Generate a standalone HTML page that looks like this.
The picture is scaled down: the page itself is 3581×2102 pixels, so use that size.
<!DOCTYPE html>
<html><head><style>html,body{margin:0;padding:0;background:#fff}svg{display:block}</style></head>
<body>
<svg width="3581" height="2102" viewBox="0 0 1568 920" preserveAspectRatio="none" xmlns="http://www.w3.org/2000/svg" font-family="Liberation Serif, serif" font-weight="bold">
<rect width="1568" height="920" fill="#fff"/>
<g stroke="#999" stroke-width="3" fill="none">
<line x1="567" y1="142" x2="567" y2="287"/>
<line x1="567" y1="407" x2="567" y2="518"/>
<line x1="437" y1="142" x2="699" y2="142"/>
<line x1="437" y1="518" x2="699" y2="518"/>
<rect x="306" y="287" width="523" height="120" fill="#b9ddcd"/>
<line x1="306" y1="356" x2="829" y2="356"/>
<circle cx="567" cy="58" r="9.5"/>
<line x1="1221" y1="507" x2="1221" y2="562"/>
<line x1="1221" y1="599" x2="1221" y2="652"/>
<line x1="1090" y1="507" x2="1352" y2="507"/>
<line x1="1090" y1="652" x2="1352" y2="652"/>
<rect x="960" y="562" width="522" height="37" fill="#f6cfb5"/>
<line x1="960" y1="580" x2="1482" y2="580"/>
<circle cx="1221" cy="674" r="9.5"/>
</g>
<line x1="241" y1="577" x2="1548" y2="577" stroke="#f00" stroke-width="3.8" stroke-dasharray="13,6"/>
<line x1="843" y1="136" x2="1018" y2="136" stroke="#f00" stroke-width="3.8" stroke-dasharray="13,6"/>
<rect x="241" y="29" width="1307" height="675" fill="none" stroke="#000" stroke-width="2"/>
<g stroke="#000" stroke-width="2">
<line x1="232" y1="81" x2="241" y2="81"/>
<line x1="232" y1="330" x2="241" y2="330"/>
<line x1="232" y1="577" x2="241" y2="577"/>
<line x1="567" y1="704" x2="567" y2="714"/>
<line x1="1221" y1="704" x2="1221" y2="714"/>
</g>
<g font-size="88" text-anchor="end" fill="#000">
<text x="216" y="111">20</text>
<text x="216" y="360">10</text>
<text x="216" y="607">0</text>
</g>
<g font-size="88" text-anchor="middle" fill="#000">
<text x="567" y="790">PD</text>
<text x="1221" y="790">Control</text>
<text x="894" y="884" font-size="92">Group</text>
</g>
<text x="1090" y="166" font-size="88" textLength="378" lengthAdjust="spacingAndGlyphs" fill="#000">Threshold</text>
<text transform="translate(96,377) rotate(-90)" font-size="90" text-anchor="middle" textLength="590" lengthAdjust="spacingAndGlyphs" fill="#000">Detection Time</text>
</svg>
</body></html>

★ ★ ★ ★ ★

Look through the data and show every line containing "that".

Generate a standalone HTML page that looks like this.
The picture is scaled down: the page itself is 3581×2102 pixels, so use that size.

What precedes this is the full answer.